__PROBLEM__
Nothing outside the lines from the one containing "Clone this chart in seaborn and matplotlib." through the one containing "step_hours = 0.2" should be copied, and no pictures either. Copy those lines exactly.

-- START THE DATA --

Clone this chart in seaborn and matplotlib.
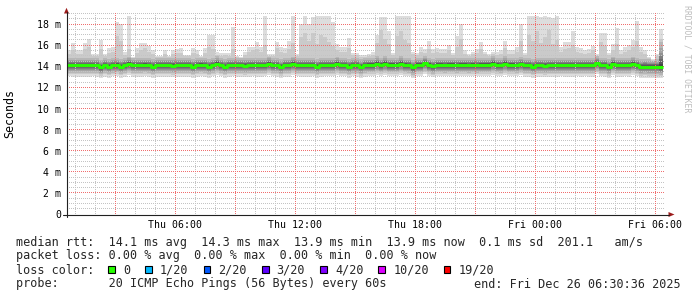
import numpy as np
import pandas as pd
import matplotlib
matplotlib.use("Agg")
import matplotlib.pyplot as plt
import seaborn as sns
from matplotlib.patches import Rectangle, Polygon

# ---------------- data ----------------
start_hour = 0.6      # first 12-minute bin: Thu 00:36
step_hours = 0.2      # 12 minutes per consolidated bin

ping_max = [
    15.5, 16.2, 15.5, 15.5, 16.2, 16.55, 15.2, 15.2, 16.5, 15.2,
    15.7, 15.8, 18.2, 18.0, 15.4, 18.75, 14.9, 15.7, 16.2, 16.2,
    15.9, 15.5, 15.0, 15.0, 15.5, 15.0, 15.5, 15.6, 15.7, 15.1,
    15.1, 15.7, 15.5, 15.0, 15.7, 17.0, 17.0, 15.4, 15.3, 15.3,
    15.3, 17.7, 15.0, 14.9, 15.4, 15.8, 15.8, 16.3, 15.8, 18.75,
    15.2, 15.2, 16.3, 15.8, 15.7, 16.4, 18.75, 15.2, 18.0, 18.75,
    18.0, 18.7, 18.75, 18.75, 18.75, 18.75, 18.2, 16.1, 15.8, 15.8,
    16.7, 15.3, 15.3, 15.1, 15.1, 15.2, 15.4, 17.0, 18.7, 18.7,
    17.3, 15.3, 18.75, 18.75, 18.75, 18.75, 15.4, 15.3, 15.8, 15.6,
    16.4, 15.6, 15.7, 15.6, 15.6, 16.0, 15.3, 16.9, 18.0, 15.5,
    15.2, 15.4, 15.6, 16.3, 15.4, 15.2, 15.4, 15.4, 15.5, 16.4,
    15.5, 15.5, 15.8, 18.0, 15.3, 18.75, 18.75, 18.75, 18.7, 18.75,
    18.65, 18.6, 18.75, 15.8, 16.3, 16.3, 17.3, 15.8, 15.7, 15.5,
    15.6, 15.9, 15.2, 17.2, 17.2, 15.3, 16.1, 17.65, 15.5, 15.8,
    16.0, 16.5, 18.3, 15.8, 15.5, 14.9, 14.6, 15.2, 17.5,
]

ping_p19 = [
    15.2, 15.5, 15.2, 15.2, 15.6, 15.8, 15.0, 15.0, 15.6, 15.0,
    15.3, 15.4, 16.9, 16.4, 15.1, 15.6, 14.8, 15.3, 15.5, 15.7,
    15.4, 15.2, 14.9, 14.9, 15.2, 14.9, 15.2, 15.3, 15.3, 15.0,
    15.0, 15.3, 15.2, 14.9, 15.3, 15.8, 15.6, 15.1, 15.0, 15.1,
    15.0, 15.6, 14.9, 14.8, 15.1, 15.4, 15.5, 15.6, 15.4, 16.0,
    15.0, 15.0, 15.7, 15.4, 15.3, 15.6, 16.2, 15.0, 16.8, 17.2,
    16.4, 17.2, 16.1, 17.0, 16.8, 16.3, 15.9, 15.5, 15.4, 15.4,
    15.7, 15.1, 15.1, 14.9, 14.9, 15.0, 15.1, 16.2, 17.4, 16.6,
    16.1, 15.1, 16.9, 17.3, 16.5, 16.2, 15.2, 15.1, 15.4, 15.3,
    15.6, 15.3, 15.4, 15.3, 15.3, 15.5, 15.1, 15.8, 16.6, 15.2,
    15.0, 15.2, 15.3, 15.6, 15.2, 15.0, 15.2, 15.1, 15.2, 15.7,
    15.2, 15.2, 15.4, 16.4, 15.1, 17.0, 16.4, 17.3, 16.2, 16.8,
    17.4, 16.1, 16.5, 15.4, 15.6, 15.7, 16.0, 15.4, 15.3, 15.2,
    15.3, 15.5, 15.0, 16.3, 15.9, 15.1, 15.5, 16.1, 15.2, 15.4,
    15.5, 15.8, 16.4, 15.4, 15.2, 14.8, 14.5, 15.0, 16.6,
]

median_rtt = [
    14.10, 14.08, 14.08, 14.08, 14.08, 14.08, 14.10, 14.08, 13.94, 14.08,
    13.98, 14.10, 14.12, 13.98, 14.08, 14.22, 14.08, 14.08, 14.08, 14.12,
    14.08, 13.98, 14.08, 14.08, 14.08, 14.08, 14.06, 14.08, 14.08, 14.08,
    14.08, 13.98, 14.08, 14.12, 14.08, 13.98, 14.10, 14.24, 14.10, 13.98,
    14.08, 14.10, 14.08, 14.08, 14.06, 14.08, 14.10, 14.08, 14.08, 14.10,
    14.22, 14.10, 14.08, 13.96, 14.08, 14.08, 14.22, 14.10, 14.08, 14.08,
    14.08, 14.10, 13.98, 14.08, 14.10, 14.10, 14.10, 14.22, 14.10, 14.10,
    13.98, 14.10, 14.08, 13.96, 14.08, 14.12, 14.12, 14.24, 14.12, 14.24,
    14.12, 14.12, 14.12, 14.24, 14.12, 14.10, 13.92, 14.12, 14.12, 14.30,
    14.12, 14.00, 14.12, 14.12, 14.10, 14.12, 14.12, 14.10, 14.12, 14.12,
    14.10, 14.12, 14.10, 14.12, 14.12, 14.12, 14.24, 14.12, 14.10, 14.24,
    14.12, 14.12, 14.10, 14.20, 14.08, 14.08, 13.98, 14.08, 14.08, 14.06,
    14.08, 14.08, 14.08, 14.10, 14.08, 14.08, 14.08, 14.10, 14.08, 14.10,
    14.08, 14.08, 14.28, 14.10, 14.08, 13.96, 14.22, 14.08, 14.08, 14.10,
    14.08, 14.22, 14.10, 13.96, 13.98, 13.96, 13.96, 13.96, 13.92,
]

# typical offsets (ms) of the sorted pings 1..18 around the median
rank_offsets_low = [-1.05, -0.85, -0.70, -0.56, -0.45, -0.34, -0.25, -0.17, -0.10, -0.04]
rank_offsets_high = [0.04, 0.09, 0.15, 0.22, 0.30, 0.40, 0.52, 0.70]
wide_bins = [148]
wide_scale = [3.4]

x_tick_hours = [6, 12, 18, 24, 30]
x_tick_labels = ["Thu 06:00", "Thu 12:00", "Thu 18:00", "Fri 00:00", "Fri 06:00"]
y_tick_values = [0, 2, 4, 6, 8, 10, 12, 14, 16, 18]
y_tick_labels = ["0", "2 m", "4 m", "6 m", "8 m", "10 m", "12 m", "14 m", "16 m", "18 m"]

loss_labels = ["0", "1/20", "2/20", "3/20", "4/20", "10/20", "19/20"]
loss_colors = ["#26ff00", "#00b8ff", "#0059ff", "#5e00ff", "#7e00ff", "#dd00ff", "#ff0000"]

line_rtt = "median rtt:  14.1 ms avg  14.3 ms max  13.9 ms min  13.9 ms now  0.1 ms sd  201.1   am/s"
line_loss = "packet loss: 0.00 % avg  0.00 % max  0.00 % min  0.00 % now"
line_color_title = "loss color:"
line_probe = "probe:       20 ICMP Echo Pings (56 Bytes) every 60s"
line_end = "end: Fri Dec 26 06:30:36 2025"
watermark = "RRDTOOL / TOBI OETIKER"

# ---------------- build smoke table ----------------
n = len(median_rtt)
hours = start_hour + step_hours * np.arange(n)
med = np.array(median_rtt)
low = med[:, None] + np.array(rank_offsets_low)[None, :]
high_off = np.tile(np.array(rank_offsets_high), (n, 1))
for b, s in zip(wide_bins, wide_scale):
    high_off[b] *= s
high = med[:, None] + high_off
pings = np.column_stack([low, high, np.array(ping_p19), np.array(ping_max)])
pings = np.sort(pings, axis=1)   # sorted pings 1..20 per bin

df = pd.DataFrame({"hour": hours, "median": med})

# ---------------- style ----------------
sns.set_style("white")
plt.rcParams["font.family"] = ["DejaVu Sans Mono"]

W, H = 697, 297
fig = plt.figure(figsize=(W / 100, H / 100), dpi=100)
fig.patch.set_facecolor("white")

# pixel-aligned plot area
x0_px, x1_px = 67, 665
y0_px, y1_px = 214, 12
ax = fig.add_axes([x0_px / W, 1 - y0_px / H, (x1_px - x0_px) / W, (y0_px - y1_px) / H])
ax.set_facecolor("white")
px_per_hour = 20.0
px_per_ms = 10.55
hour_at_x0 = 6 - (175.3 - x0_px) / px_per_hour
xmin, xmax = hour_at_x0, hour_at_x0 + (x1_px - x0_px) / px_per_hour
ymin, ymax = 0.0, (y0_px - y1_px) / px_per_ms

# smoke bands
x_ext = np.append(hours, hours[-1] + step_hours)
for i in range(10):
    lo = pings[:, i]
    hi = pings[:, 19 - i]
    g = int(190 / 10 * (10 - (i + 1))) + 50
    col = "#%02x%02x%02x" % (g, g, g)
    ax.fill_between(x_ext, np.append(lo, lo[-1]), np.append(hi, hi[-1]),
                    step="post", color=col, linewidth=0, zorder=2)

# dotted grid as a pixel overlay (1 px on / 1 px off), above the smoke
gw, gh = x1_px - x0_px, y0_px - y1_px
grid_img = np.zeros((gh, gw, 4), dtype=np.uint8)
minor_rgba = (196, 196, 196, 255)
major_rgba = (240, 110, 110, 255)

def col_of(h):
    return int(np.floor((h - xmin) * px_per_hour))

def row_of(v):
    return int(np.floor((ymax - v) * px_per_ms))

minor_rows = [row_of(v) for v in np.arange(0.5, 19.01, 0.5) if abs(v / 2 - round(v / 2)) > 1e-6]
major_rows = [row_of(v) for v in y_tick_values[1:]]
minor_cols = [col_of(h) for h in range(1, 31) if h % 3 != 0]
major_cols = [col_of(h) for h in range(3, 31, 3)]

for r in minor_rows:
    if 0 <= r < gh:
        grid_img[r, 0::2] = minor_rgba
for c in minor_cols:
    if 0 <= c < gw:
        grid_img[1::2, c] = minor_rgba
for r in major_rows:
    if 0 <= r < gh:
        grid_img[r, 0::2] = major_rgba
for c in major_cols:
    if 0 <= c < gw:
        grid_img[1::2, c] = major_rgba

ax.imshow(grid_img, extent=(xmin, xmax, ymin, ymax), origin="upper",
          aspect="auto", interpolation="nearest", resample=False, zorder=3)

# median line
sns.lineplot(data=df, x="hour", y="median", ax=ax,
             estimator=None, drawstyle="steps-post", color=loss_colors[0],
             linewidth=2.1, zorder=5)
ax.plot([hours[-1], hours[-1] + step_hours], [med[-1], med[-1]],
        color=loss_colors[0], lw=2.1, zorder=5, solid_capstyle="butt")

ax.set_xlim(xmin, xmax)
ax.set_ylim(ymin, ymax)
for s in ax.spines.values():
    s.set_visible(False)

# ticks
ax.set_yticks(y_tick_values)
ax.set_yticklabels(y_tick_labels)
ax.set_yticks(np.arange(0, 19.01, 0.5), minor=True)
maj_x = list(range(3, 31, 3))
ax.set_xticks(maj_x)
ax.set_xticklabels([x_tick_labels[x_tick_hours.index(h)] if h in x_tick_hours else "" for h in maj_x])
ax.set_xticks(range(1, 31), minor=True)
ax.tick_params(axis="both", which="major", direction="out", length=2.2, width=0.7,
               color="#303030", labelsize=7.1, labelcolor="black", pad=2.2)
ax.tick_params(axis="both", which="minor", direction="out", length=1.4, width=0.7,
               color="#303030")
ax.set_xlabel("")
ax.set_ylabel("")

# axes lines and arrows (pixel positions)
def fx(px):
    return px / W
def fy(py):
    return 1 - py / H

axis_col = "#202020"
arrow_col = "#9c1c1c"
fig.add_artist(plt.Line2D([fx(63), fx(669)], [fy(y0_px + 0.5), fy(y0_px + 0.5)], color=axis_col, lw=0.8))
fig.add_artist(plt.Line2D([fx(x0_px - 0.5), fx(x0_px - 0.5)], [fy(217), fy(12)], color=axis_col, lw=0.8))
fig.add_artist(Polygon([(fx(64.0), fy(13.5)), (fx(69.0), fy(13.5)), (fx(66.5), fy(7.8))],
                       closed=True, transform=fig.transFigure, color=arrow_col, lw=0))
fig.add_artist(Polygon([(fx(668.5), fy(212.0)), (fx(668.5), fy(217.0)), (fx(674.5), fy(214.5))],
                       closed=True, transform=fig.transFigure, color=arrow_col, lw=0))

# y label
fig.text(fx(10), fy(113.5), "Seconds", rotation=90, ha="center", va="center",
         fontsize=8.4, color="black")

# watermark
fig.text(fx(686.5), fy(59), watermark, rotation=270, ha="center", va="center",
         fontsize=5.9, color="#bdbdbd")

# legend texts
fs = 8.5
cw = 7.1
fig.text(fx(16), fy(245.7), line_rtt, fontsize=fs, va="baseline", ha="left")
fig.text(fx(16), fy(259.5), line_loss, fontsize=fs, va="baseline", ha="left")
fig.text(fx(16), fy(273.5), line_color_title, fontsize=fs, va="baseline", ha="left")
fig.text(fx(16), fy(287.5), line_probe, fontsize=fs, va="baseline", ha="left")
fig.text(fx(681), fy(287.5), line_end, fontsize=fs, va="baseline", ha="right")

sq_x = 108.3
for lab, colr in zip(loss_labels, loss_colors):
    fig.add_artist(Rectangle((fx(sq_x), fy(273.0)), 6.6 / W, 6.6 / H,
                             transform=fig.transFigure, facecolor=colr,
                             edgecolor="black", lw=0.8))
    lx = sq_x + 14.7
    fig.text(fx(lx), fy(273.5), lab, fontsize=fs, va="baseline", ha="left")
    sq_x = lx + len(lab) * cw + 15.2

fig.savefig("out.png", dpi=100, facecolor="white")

-- END THE DATA --
-- START THE DATA --

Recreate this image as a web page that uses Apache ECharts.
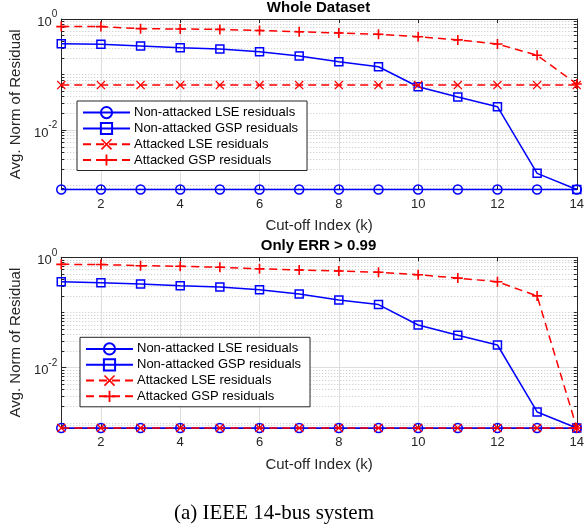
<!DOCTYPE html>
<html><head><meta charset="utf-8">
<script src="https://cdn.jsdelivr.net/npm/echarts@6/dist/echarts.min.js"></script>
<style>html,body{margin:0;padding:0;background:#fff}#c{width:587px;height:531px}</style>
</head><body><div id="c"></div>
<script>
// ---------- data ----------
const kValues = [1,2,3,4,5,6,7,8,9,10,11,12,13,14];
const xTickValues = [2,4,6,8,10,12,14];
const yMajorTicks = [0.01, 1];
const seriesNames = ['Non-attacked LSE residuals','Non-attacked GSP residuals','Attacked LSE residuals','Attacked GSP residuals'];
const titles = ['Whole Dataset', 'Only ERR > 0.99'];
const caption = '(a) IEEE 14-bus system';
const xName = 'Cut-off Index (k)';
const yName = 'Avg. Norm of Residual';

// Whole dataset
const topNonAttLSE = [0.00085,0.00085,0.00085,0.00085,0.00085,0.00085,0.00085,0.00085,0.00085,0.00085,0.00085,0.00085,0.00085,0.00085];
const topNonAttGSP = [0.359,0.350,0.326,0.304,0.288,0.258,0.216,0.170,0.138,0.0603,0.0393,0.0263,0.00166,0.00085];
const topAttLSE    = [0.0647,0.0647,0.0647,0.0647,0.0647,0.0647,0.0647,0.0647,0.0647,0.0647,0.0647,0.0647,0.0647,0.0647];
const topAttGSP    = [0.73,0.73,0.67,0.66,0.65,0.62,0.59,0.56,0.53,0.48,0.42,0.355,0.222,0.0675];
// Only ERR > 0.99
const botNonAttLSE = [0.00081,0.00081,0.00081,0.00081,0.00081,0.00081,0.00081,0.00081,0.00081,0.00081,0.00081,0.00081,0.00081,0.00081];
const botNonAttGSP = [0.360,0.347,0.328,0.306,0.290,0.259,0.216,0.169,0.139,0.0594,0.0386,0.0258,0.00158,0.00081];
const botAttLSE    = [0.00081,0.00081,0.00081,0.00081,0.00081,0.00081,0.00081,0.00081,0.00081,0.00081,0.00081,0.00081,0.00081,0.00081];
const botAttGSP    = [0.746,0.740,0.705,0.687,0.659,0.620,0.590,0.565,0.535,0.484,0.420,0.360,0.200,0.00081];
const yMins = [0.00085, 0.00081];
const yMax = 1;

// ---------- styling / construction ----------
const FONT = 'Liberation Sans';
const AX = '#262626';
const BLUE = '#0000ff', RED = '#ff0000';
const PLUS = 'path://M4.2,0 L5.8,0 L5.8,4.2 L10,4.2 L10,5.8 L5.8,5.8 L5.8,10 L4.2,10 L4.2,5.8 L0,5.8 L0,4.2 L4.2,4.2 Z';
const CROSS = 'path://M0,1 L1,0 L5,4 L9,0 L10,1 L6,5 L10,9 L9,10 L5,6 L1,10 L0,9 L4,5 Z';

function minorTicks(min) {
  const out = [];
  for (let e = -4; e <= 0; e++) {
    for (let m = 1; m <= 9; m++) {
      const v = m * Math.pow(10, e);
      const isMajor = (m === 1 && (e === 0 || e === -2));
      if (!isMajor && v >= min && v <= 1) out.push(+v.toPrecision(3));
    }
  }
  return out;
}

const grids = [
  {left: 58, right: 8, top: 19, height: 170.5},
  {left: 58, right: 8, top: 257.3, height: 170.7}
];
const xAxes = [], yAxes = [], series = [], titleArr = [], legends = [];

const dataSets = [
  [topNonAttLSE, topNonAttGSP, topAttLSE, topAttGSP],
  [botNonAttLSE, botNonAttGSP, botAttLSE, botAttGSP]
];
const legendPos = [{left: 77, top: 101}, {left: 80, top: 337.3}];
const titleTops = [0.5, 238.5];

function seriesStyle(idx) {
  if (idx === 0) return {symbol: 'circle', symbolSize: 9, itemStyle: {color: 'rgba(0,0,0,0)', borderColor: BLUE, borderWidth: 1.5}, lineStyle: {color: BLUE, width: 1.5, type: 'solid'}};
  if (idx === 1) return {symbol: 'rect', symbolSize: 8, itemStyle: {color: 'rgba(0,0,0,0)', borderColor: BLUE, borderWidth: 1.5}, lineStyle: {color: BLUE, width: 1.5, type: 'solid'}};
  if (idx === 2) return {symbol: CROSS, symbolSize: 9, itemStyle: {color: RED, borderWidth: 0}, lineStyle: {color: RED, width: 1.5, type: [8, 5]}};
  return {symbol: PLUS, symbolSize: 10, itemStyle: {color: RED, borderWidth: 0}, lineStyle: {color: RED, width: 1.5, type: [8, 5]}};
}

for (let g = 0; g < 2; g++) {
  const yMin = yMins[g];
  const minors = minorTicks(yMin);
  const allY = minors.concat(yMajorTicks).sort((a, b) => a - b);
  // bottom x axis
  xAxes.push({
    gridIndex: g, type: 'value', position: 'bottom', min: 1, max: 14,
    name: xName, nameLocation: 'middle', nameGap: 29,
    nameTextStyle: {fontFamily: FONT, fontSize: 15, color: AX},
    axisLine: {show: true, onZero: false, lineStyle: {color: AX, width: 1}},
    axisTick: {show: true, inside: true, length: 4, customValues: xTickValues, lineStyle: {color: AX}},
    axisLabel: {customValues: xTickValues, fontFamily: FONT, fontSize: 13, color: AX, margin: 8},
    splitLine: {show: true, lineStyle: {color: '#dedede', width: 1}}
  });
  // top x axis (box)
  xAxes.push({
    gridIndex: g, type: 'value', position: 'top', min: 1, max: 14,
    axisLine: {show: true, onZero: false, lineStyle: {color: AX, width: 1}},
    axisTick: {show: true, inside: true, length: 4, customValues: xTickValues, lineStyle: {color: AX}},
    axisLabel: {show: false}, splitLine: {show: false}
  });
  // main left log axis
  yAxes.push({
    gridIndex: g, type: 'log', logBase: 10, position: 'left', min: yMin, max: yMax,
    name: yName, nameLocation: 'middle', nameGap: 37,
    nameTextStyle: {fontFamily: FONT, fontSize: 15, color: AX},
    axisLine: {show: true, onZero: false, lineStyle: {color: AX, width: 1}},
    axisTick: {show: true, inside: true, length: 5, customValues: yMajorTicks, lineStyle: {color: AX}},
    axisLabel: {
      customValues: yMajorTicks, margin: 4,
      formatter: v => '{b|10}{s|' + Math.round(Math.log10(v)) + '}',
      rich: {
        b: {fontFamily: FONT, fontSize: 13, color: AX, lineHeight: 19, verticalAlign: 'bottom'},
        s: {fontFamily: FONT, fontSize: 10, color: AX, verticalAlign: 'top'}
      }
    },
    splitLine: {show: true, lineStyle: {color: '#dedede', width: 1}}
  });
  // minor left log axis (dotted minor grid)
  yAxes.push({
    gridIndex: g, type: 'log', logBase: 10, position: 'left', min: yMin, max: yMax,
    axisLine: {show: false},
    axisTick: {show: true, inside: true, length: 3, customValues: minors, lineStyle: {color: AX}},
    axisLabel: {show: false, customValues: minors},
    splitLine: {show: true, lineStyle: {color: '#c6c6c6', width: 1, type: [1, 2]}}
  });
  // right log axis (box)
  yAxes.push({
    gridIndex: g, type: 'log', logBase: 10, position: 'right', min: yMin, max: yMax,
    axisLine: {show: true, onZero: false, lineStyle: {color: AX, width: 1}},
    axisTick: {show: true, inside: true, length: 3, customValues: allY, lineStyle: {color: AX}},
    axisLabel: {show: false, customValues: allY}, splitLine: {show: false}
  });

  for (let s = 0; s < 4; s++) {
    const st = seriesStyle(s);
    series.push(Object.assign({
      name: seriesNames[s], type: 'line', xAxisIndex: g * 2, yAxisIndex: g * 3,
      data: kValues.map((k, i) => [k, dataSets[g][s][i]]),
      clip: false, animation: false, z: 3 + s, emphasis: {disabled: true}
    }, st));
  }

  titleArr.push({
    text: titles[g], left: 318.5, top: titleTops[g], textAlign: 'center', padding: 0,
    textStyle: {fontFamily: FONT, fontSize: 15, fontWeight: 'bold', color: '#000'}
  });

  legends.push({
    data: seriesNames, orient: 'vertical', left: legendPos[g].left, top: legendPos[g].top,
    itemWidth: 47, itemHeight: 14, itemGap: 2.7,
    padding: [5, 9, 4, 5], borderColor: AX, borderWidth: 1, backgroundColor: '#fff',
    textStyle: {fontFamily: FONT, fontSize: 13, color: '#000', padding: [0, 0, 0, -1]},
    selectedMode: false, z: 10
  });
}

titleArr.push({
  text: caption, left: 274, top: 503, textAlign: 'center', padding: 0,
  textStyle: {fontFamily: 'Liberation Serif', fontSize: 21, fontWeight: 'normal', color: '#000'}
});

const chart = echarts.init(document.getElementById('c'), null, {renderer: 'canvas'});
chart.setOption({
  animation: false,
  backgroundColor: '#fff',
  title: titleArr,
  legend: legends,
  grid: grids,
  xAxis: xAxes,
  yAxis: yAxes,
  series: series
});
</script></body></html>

-- END THE DATA --

__FULL RESPONSE__
Clone this chart in seaborn and matplotlib.
import numpy as np
import pandas as pd
import matplotlib
matplotlib.use("Agg")
import matplotlib.pyplot as plt
import seaborn as sns
from matplotlib.patches import Rectangle, Polygon

# ---------------- data ----------------
start_hour = 0.6      # first 12-minute bin: Thu 00:36
step_hours = 0.2      # 12 minutes per consolidated bin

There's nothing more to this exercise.